* _Problem to solve_: Output all the data exactly. Pictures do not belong in the copy.

* _Data lines_:
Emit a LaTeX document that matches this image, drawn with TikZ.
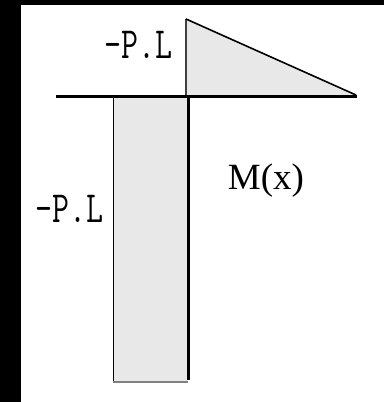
\documentclass[tikz,border=0pt]{standalone}
\usepackage{fontspec}
\newfontfamily\serf{Liberation Serif}
\definecolor{lg}{RGB}{232,232,232}
\definecolor{mg}{RGB}{128,128,128}
\tikzset{
  pl/.style={inner sep=0pt, anchor=base, font=\ttfamily\fontsize{33}{33}\selectfont},
  mx/.style={inner sep=0pt, anchor=base, font=\serf\fontsize{37}{37}\selectfont},
}
\begin{document}
\begin{tikzpicture}[x=1pt,y=-1pt]
\fill[black] (0,0) rectangle (384,402);
\useasboundingbox (0,0) rectangle (384,402);
\fill[white] (21,5) rectangle (384,402);
% moment diagram: triangle above beam
\coordinate (T) at (186,19);
\coordinate (R) at (356,95);
\coordinate (B) at (186,95);
\fill[lg] (T) -- (R) -- (B) -- cycle;
\draw[line width=1.6pt, black!75] (T) -- (B);
\draw[line width=1.6pt] (T) -- (R);
% rectangle below beam
\coordinate (RL) at (113,97);
\coordinate (RR) at (188,381);
\fill[lg] (RL) rectangle (RR);
\draw[line width=1pt] (113.5,97) -- (113.5,381);
\draw[mg, line width=2.2pt] (113,382) -- (188,382);
\draw[line width=3pt] (188,96) -- (188,380);
% beam
\coordinate (BL) at (56,96);
\coordinate (BR) at (357,96);
\draw[line width=3pt] (BL) -- (BR);
% labels
\node[pl] (l1) at (138.5,58) {\scalebox{1}[1.35]{-P.L}};
\node[pl] (l2) at (69.5,222) {\scalebox{1}[1.35]{-P.L}};
\node[mx] (l3) at (266,189) {M(x)};
\end{tikzpicture}
\end{document}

* _Written solution_:
Emit a LaTeX document that matches this image, drawn with TikZ.
\documentclass[tikz,border=0pt]{standalone}
\usepackage{fontspec}
\newfontfamily\serf{Liberation Serif}
\definecolor{lg}{RGB}{232,232,232}
\definecolor{mg}{RGB}{128,128,128}
\tikzset{
  pl/.style={inner sep=0pt, anchor=base, font=\ttfamily\fontsize{33}{33}\selectfont},
  mx/.style={inner sep=0pt, anchor=base, font=\serf\fontsize{37}{37}\selectfont},
}
\begin{document}
\begin{tikzpicture}[x=1pt,y=-1pt]
\fill[black] (0,0) rectangle (384,402);
\useasboundingbox (0,0) rectangle (384,402);
\fill[white] (21,5) rectangle (384,402);
% moment diagram: triangle above beam
\coordinate (T) at (186,19);
\coordinate (R) at (356,95);
\coordinate (B) at (186,95);
\fill[lg] (T) -- (R) -- (B) -- cycle;
\draw[line width=1.6pt, black!75] (T) -- (B);
\draw[line width=1.6pt] (T) -- (R);
% rectangle below beam
\coordinate (RL) at (113,97);
\coordinate (RR) at (188,381);
\fill[lg] (RL) rectangle (RR);
\draw[line width=1pt] (113.5,97) -- (113.5,381);
\draw[mg, line width=2.2pt] (113,382) -- (188,382);
\draw[line width=3pt] (188,96) -- (188,380);
% beam
\coordinate (BL) at (56,96);
\coordinate (BR) at (357,96);
\draw[line width=3pt] (BL) -- (BR);
% labels
\node[pl] (l1) at (138.5,58) {\scalebox{1}[1.35]{-P.L}};
\node[pl] (l2) at (69.5,222) {\scalebox{1}[1.35]{-P.L}};
\node[mx] (l3) at (266,189) {M(x)};
\end{tikzpicture}
\end{document}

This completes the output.